This patch fixes a segfault that was appearing when the plugin fails to initialize and then is deinitialized. Also, do not call hsa_shut_down if the hsa_init failed.
Details
Diff Detail
Event Timeline
Another solution might be to call any random HSA function and see if it returns HSA_STATUS_ERROR_NOT_INITIALIZED. Not sure if that would save us much.
I figured we'd just return an HSA_STATUS_ERROR immediately. But I guess in that case we'd still call the destructor?
In that case, where hsa_init returns HSA_STATUS_ERROR because there is no HSA library found, the plugin object (AMDGPUPluginTy) is kept alive. We set the number of its devices to zero but there are no further initializations. We then have to handle the destructor.
This is fine overall, but fewer random globals lying around it always good. I don't know if it's possible to do something like if (some_random_hsa_call && some_random_hsa_call() != HSA_STATUS_NOT_INITIALIZED) since it default value of the pointer might not be null.
Double checked, global variables should be initialized to zero in C++ so you can probably just check if the function pointer is non-null to see if HSA was dynamically loaded.
fewer random globals lying around it always good
Not sure if you refer to the Initialized variable. In this case it's not a global, it's a data member of the AMDGPUPluginTy class.
I mean when we link against HSA we have something like hsa_deinit() as a function with a valid address. When we load it dynamically it's just forward declared like HSA_STATUS_T (hsa_deinit())(void); which is initialized to zero.
I'll update the patch with that change, thanks! We can avoid calling another HSA function and call directly hsa_shut_down ignoring the error code, right?
if (hsa_shut_down) hsa_shut_down();
That would handle the case where HSA wasn't dynamically loaded successfully. If hsa_init() was never called but HSA was successfully loaded / linked, you'd get that HSA_STATUS_ERROR_NOT_INITIALIZED code returned instead.
@jhuber6 I was testing the change but the compilation reports the following warning:
openmp/libomptarget/plugins-nextgen/amdgpu/src/rtl.cpp:2331:22: warning: the address of ‘hsa_status_t hsa_shut_down()’ will never be NULL [-Waddress] if (hsa_shut_down)
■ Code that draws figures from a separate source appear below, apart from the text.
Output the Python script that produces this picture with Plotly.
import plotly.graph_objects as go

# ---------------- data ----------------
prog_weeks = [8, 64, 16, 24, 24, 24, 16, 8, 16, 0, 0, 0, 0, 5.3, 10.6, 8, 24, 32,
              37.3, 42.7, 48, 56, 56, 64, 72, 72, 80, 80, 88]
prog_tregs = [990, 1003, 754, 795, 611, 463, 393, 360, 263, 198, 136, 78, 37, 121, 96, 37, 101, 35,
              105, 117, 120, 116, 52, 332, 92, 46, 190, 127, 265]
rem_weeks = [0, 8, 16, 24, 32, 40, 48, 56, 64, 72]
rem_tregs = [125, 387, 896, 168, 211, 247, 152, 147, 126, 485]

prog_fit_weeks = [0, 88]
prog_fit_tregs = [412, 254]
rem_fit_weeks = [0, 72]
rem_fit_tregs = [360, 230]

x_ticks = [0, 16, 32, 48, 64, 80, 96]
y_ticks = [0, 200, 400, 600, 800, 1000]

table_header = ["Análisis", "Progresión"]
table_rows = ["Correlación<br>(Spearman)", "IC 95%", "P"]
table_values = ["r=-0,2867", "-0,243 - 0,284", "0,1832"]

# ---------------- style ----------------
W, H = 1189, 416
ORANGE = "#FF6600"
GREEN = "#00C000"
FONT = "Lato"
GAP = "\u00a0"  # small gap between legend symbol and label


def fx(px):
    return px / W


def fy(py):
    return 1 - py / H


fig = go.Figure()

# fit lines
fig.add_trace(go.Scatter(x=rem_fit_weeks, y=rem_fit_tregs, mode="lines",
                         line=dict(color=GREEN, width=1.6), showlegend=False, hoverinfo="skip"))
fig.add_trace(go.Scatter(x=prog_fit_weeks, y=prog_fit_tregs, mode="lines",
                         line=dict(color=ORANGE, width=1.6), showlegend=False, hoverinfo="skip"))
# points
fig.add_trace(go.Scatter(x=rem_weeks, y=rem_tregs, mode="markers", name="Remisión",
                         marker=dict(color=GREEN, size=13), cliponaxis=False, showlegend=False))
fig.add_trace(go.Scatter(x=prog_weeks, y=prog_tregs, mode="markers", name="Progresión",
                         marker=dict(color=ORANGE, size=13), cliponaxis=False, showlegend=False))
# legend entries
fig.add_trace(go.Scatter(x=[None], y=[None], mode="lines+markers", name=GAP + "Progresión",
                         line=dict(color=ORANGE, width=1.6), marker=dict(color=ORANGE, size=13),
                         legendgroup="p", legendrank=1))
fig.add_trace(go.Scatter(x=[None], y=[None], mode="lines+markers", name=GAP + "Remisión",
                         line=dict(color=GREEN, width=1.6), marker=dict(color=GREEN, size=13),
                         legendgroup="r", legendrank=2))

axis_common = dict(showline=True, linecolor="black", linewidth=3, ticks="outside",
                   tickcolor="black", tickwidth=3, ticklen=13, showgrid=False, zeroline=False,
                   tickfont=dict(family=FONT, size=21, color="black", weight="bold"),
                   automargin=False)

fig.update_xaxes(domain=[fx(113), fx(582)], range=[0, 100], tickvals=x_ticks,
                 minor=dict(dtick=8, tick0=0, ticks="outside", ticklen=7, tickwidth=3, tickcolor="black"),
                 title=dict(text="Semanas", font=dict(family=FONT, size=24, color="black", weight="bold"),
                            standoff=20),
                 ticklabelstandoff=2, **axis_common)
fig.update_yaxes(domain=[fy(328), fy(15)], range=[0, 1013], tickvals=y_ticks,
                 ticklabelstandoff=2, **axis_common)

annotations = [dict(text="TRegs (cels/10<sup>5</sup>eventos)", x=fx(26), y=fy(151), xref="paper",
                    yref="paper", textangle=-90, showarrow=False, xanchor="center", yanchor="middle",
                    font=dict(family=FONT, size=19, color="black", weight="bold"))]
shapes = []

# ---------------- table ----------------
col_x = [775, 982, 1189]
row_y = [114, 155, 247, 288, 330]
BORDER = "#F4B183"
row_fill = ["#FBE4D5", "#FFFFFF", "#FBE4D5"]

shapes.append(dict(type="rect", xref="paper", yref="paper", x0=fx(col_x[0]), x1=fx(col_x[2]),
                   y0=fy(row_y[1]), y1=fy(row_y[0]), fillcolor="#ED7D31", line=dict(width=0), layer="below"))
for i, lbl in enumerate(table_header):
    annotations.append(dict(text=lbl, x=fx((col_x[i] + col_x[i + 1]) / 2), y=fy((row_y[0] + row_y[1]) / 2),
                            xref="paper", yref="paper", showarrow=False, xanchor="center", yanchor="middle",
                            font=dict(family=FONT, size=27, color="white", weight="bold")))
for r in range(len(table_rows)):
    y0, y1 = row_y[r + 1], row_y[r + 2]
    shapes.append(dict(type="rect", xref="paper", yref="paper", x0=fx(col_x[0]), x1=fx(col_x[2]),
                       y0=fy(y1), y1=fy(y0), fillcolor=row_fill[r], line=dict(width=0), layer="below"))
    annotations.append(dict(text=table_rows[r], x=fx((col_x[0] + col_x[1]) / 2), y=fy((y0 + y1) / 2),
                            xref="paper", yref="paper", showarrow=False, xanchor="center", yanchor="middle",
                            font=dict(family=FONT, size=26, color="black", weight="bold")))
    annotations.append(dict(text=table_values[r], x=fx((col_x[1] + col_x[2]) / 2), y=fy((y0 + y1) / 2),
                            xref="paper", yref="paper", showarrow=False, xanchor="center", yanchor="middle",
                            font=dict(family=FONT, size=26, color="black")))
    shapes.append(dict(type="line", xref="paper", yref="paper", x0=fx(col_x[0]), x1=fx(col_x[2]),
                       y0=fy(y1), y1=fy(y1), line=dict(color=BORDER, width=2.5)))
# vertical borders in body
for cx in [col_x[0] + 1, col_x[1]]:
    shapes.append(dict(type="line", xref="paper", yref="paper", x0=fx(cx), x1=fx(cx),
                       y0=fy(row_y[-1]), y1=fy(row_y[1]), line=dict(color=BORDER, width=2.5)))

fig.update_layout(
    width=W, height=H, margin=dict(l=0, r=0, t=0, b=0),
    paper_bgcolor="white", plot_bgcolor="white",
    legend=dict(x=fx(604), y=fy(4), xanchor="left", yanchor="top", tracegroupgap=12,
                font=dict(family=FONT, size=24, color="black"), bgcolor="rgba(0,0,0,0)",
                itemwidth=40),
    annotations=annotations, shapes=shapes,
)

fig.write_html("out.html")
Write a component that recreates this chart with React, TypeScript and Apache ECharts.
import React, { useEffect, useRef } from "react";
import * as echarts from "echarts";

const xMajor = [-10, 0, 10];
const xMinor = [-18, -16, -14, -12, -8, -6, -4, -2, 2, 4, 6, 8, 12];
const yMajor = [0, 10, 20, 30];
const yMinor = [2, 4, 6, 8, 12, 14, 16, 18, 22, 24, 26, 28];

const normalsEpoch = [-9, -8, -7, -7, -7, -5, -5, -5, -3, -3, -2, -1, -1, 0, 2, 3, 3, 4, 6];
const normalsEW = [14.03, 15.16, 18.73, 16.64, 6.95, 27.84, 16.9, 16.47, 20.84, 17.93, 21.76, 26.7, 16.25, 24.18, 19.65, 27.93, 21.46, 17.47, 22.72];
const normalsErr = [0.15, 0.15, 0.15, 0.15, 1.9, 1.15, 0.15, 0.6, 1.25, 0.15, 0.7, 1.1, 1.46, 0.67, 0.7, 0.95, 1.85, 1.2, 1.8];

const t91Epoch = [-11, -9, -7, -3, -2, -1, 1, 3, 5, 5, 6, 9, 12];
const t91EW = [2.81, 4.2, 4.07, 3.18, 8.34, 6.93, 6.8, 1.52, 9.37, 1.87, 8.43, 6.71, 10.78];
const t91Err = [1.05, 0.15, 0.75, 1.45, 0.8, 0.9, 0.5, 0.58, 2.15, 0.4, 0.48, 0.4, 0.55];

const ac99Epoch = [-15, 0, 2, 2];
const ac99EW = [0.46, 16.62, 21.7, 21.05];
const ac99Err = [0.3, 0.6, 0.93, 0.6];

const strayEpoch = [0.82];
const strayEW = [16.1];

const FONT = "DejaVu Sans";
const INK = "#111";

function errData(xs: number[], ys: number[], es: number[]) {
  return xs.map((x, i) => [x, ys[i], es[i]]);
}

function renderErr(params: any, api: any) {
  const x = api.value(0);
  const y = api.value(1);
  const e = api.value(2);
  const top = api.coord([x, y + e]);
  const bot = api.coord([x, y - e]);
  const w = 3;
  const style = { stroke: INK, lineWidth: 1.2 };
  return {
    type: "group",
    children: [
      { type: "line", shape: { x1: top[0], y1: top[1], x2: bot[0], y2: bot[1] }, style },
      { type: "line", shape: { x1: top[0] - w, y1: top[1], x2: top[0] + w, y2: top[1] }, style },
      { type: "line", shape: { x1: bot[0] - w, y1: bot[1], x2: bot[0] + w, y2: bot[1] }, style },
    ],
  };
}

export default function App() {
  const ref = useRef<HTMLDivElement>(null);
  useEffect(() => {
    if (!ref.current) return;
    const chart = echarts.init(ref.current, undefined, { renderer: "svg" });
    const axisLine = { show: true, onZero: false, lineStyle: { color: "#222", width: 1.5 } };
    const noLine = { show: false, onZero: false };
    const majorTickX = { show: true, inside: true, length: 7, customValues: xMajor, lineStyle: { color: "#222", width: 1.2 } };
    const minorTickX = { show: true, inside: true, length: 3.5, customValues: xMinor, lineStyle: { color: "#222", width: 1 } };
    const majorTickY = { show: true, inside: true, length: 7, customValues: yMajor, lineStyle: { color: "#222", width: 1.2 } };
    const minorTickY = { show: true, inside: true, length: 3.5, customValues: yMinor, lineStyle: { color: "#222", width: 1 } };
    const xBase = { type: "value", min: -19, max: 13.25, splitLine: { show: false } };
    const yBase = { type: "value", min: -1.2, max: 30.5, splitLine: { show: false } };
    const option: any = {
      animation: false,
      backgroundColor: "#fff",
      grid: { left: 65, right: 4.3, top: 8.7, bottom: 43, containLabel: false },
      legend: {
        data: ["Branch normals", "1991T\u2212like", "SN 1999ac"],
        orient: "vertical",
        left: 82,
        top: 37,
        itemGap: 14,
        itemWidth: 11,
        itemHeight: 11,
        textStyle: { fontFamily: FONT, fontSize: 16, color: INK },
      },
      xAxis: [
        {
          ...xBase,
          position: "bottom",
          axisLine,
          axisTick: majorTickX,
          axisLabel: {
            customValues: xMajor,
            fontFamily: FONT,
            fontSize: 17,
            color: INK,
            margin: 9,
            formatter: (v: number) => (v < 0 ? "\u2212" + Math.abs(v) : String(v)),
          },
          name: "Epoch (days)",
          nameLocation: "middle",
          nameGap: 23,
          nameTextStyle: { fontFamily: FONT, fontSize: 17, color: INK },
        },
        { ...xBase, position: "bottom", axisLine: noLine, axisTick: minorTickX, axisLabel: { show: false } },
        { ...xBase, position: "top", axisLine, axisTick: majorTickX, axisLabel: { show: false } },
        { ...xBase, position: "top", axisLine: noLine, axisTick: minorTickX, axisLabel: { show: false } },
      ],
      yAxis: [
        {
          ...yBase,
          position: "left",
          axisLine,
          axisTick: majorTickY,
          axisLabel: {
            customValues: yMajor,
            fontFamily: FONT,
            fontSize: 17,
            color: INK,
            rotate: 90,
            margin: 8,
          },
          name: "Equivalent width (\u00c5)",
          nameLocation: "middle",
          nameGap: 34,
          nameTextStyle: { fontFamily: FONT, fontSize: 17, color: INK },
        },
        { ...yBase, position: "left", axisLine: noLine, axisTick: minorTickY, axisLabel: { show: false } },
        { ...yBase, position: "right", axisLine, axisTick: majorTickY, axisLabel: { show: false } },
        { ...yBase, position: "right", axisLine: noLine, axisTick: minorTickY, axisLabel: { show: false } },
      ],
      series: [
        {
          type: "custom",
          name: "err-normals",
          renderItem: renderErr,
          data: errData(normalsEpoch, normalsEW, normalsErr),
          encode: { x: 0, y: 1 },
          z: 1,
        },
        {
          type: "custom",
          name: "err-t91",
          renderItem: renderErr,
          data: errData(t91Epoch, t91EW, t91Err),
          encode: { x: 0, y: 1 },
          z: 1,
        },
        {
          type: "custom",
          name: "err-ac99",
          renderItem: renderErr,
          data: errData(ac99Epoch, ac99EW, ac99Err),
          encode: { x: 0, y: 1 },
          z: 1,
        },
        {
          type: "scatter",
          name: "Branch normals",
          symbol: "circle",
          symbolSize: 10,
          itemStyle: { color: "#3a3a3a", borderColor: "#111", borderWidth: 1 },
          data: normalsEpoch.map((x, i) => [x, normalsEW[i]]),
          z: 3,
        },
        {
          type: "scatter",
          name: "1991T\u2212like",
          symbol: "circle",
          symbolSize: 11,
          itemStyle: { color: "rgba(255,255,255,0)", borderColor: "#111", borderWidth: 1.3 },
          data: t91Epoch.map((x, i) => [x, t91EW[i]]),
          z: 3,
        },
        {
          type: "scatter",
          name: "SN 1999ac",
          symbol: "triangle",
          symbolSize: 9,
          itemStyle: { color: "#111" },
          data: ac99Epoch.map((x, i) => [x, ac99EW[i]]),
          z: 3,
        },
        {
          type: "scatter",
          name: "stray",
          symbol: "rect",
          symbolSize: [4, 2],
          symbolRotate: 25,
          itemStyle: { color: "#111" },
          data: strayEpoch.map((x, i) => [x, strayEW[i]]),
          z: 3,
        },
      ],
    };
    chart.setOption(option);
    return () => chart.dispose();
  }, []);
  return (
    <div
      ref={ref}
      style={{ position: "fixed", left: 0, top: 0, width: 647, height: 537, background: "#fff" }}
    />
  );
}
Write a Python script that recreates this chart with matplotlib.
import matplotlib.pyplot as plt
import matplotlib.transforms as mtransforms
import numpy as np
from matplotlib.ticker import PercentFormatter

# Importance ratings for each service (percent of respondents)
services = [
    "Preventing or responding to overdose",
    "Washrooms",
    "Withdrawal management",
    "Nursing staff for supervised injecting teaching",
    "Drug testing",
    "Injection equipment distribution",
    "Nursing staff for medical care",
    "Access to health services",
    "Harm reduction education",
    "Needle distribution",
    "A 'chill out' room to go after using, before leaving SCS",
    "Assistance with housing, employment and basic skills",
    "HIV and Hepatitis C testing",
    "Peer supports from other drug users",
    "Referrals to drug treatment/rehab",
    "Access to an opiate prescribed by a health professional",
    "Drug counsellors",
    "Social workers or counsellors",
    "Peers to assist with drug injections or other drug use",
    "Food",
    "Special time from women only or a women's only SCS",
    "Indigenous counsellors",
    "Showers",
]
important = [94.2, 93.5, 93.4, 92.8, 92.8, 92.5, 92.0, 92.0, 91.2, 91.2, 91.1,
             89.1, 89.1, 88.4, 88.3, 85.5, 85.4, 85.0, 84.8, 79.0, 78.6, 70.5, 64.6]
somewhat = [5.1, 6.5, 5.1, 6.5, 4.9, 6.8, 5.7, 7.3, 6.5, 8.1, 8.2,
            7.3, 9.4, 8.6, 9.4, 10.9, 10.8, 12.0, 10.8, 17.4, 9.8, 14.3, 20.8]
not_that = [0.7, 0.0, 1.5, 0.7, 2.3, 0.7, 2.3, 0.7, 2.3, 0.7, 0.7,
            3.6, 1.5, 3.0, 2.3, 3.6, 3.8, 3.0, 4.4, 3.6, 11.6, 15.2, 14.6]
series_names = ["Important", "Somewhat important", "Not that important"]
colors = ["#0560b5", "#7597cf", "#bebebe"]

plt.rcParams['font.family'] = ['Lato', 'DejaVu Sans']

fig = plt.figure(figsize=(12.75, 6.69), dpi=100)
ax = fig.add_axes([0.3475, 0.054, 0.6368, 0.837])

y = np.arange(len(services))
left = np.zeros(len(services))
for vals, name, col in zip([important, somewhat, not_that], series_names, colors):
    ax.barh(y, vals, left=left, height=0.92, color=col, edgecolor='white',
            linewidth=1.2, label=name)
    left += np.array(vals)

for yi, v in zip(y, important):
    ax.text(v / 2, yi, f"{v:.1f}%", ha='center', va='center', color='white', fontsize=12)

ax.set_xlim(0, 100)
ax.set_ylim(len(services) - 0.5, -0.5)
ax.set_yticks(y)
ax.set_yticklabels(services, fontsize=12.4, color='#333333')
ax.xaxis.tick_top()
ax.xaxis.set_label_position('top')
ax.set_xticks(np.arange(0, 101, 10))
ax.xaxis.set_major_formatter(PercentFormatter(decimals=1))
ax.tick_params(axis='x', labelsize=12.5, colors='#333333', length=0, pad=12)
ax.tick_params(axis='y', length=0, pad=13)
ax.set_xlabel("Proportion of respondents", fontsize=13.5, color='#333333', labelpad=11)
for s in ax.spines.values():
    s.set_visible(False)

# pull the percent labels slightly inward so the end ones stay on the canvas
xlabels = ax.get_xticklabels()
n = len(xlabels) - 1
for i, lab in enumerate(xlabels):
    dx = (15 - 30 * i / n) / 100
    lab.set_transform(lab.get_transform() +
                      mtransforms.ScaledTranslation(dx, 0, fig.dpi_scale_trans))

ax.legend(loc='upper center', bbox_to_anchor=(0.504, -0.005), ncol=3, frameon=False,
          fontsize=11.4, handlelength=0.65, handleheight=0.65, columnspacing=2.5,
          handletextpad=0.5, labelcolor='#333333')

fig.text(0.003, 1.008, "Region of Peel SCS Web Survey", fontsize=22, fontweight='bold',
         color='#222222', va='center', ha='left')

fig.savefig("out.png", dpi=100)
When we build with dynamic_hsa, hsa_shut_down (and the rest) appear as a defined function. Looking at nm libomptarget.rtl.amdgpu.nextgen.so, it appears the symbol with symbol type t, i.e. text (code) section. So it sounds this will never be null. I guess hsa_shut_down is a function defined in dynamic_hsa/hsa.cpp acting as a wrapper function.
I see, most likely from how we do the DLWRAP stuff I'm guessing. It's not a huge deal either way. Go ahead and land this since it's not trivial to replace like that.